On "Blonde" and Individualization

Frank Ocean has cost me more nights of solid sleep than most men I’ve been involved with. All the way back on August 1st, 2016 a mysterious livestream popped up on blonded.com, featuring an almost vacant warehouse with a man in a Playboy knit sweater cutting wood. 

I didn’t sleep the following 19 days watching Frank cut, sand, hammer and paint away waiting for whatever was going to drop. He ended up making a staircase going nowhere and alongside came Endless, an experimental visual album that finished his 4 year hiatus following star making appearances on Beyoncé’s landmark self-titled visual album and Kanye’s abrasive opus Yeezus.

It coincided with enduring some issues during my sophomore year of college -- the kind of self important, too-much-time-on-your-hands shit that your early 20s are meant to be built on. I was dissatisfied with my choice in major, and started to use dating apps trying to find some footing to my identity through aggressive experimentation. 

Endless was the long awaited follow up to the record that defined my teenage years. I can remember spending entire afternoons longboarding among Guatemala City’s high rise buildings soundtracked by Frank's gentle crooning and summery beats in Channel Orange. This new album was a sharp contrast with a mercurial, fragmented structure and a frankly (ha) bonkers 7 minute acid house finale provided by photographer Wolfgang Tillmans. It felt appropriate for this new phase where nothing felt as simple or enjoyable as getting off the bus and sharing a meal bought with pocket change at the nearest Taco Bell.

On August 20th, the very next day Blond dropped and I got to experience it for the first time with my best friend on the day we opened our first business, a web design agency. We had a small listening party and neither one enjoyed the albums too much, saying that they seemed a bit sparse, even uninspired compared to the genre redefining genius of Channel Orange. 

After spending the day trying to get friends in bigger cities to nab us a copy of the Boys Don’t Cry magazine and making a proposal to our first ever client we went our own way. Driving alone at night I understood Blonde. It wasn’t meant for large crowds or sharing with many people, it’s an album for and about liminal spaces and the painful transitions between moments of clarity.

Blonde was the sound of doubt, hesitation, remembrance and regret accompanied by molasses drenched beats, both too personal to be universal and entirely too universal to be uniquely for Frank. 

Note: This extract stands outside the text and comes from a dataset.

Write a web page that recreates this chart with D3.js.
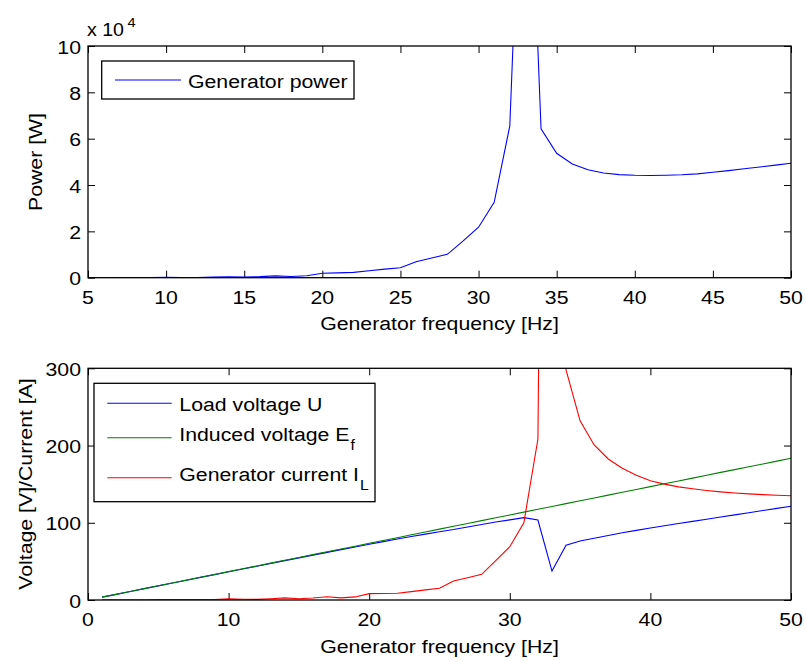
<!DOCTYPE html>
<html><head><meta charset="utf-8">
<script src="https://cdn.jsdelivr.net/npm/d3@7"></script>
<style>
html,body{margin:0;padding:0;background:#fff;}
svg text{font-family:"Liberation Sans",Arial,Helvetica,sans-serif;fill:#000;}
</style></head>
<body>
<svg id="fig" width="806" height="661"></svg>
<script>
// ---- data ----
const freq = [1,2,3,4,5,6,7,8,9,10,11,12,13,14,15,16,17,18,19,20,21,22,23,24,25,26,27,28,29,30,31,32,33,34,35,36,37,38,39,40,41,42,43,44,45,46,47,48,49,50];
const powerW = [0,0,3,5,8,10,14,20,20,160,110,110,230,410,280,450,800,550,820,1900,2100,2300,3000,3700,4300,6900,8500,10100,15800,21800,32500,65500,236000,64300,53700,49100,46600,45200,44500,44200,44100,44200,44400,44800,45500,46200,47000,47800,48600,49400];
const loadVoltage = [3.7,7.3,11.0,14.7,18.3,22.0,25.6,29.3,32.9,36.5,40.2,43.8,47.4,51.0,54.5,58.1,61.7,65.2,68.7,72.2,75.6,79.0,82.2,85.3,88.3,91.2,94.6,97.8,100.9,103.8,106.6,103.6,37.5,70.8,76.4,80.0,83.6,87.0,90.2,93.3,96.2,99.0,101.8,104.6,107.4,110.2,113.0,115.8,118.6,121.3];
const inducedVoltage = [3.7,7.3,11.0,14.7,18.4,22.0,25.7,29.4,33.0,36.7,40.4,44.0,47.7,51.4,55.1,58.7,62.4,66.1,69.7,73.4,77.1,80.7,84.4,88.1,91.8,95.4,99.1,102.8,106.4,110.1,113.8,117.4,121.1,124.8,128.5,132.1,135.8,139.5,143.1,146.8,150.5,154.1,157.8,161.5,165.2,168.8,172.5,176.2,179.8,183.5];
const genCurrent = [0.3,0.3,0.4,0.4,0.5,0.5,0.6,0.7,0.6,1.5,0.9,0.8,1.6,2.7,1.7,2.6,4.3,2.8,4.0,8.3,8.5,8.7,10.9,13.1,15.2,24.5,28.8,33.2,51.0,69.0,100.0,208.5,2100,298,232,200.7,182.6,170.5,161.5,154.5,150.0,146.5,144.0,141.8,140.0,138.6,137.4,136.4,135.6,135.0];
const topXTicks = [5,10,15,20,25,30,35,40,45,50];
const topYTicks = [0,20000,40000,60000,80000,100000];
const botXTicks = [0,10,20,30,40,50];
const botYTicks = [0,100,200,300];

const FS = 19, SX = 1.12;
const svg = d3.select("#fig");

function txt(g, x, y, s, anchor, rot, fs) {
  const t = g.append("text")
    .attr("transform", `translate(${x},${y}) rotate(${rot||0}) scale(${SX},1)`)
    .attr("text-anchor", anchor || "start")
    .style("font-size", (fs || FS) + "px");
  t.text(s);
  return t;
}

function panel(cfg) {
  const {x0, x1, y0, y1, xDom, yDom, xTicks, yTicks, yFmt, id} = cfg;
  const x = d3.scaleLinear().domain(xDom).range([x0, x1]);
  const y = d3.scaleLinear().domain(yDom).range([y1, y0]);
  const g = svg.append("g");
  g.append("clipPath").attr("id", id).append("rect")
    .attr("x", x0).attr("y", y0).attr("width", x1 - x0).attr("height", y1 - y0);
  const tl = 7;
  const axB = d3.axisBottom(x).tickValues(xTicks).tickSize(-tl).tickFormat("");
  const axT = d3.axisTop(x).tickValues(xTicks).tickSize(-tl).tickFormat("");
  const axL = d3.axisLeft(y).tickValues(yTicks).tickSize(-tl).tickFormat("");
  const axR = d3.axisRight(y).tickValues(yTicks).tickSize(-tl).tickFormat("");
  [[axB, `translate(0,${y1})`], [axT, `translate(0,${y0})`], [axL, `translate(${x0},0)`], [axR, `translate(${x1},0)`]]
    .forEach(([a, tr]) => {
      const ag = g.append("g").attr("transform", tr).call(a);
      ag.select(".domain").remove();
      ag.selectAll("line").attr("stroke", "#000").attr("stroke-width", 1);
    });
  xTicks.forEach(v => txt(g, x(v), y1 + 26, String(v), "middle"));
  yTicks.forEach(v => txt(g, x0 - 7, y(v) + 7.5, yFmt(v), "end"));
  return {x, y, g};
}

// ---- top panel ----
const topP = panel({x0: 88, x1: 791, y0: 46, y1: 277.7, xDom: [5, 50], yDom: [0, 100000],
  xTicks: topXTicks, yTicks: topYTicks, yFmt: v => String(v / 10000), id: "clipTop"});
const lineTop = d3.line().x((d, i) => topP.x(freq[i])).y(d => topP.y(d));
topP.g.append("path").datum(powerW).attr("d", lineTop)
  .attr("fill", "none").attr("stroke", "#0000ff").attr("stroke-width", 1.1)
  .attr("clip-path", "url(#clipTop)");
topP.g.append("rect").attr("x", 88).attr("y", 46).attr("width", 703).attr("height", 231.7)
  .attr("fill", "none").attr("stroke", "#000").attr("stroke-width", 1.3);
txt(topP.g, 87, 35.5, "x 10", "start", 0, 17.5);
txt(topP.g, 127.5, 27, "4", "start", 0, 13);
txt(topP.g, 439.5, 329.5, "Generator frequency [Hz]", "middle");
txt(topP.g, 42, 162, "Power [W]", "middle", -90);
const lt = topP.g.append("g");
lt.append("rect").attr("x", 101.7).attr("y", 61).attr("width", 252.3).attr("height", 38)
  .attr("fill", "#fff").attr("stroke", "#000").attr("stroke-width", 1.3);
lt.append("line").attr("x1", 115).attr("x2", 181).attr("y1", 80).attr("y2", 80)
  .attr("stroke", "#0000ff").attr("stroke-width", 1.1);
txt(lt, 188, 87.5, "Generator power");

// ---- bottom panel ----
const botP = panel({x0: 88, x1: 791, y0: 368.3, y1: 600, xDom: [0, 50], yDom: [0, 300],
  xTicks: botXTicks, yTicks: botYTicks, yFmt: v => String(v), id: "clipBot"});
const series = [
  {vals: loadVoltage, color: "#0000ff"},
  {vals: inducedVoltage, color: "#008000"},
  {vals: genCurrent, color: "#ff0000"}
];
const lineBot = vals => d3.line().x((d, i) => botP.x(freq[i])).y(d => botP.y(d))(vals);
series.forEach(s => {
  botP.g.append("path").attr("d", lineBot(s.vals))
    .attr("fill", "none").attr("stroke", s.color).attr("stroke-width", 1.1)
    .attr("clip-path", "url(#clipBot)");
});
botP.g.append("rect").attr("x", 88).attr("y", 368.3).attr("width", 703).attr("height", 231.7)
  .attr("fill", "none").attr("stroke", "#000").attr("stroke-width", 1.3);
txt(botP.g, 439.5, 653, "Generator frequency [Hz]", "middle");
txt(botP.g, 32, 484, "Voltage [V]/Current [A]", "middle", -90);
const lb = botP.g.append("g");
lb.append("rect").attr("x", 94).attr("y", 383.3).attr("width", 281).attr("height", 118.4)
  .attr("fill", "#fff").attr("stroke", "#000").attr("stroke-width", 1.3);
const legRows = [
  {main: "Load voltage U", sub: "", ly: 403.3, by: 410.7, color: "#0000ff"},
  {main: "Induced voltage E", sub: "f", ly: 437.7, by: 441, color: "#008000"},
  {main: "Generator current I", sub: "L", ly: 477.7, by: 481, color: "#ff0000"}
];
legRows.forEach(r => {
  lb.append("line").attr("x1", 107.3).attr("x2", 171.7).attr("y1", r.ly).attr("y2", r.ly)
    .attr("stroke", r.color).attr("stroke-width", 1.1);
  const t = txt(lb, 179.3, r.by, r.main);
  if (r.sub) {
    const w = t.node().getComputedTextLength() * SX;
    txt(lb, 179.3 + w + 1, r.by + 9, r.sub, "start", 0, 14);
  }
});
</script>
</body></html>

Life’s gotten more complicated since then. The first month into my twenties is now almost half a decade. During this time, that business failed, that friend and I haven’t spoken for longer than we ever did and after almost dropping out of school I switched careers and now work as a designer. Most importantly I’m finally semi-comfortable with life as a bisexual man in a conservative country. 

All the while Blonde’s been on rotation as the soundtrack to sharing edibles by the pool, mid-summer afternoon drives and more than a couple of late nights staring at the ceiling. 

Channel Orange was a landmark album for a lot of queer folk with Frank dropping his now legendary coming out note on Tumblr just before the release. I was too young back then to properly understand Bad Religion but Blonde came along at the right time to help me make sense of all the questions I couldn't answer or even fully form.

It became the album to listen to while driving away from embarrassing hookups and terrible dates with people whose contact I cringe at still having on my phone. I remember feeling regret mixed with pride, a tiny bit of disgust, fear, excitement and yearning for just something more while idle synth lines played on my model 2000 Toyota Yaris. Songs about feeling like “just another night out” for older men felt uncomfortably real and Blonde became a respite from feeling like my journey was inherently wrong or misguided.

Blonde deals in memory, with mentions of Frank’s Acura Legend, his time living in Post-Katrina New Orleans and using the modern vernacular of the voice note to comment on decaying relationships and struggling for independence from expectations. It’s personal and general at once, much has been written about how this masterpiece is littered with motifs, samples and guests that elevate the sparse instrumentation into a dense soundscape that never stays still for too long. 

It feels both like remembering and being in the midst of moments you know will matter, like looking through the lens of a camera while developing the photo you’re taking. It’s been four years and there isn’t another album where all the songs can bring me back to a number of significant memories of my early 20s.

Looking back I have trouble recognizing who I was back then other than by the fears that plagued me, some I’ve overcome and others that still linger. I can remember being stuck in the traffic lights of a city I didn’t want to live in anymore and sharing meals with people who are no longer here and probably never really were. It’s hard to not feel a measure of pride at how far away those things are, what solid ground feels like under your feet, and how everything happening now is gonna be a memory of a certain hue down the lane.

Does anyone know how far a lightyear is?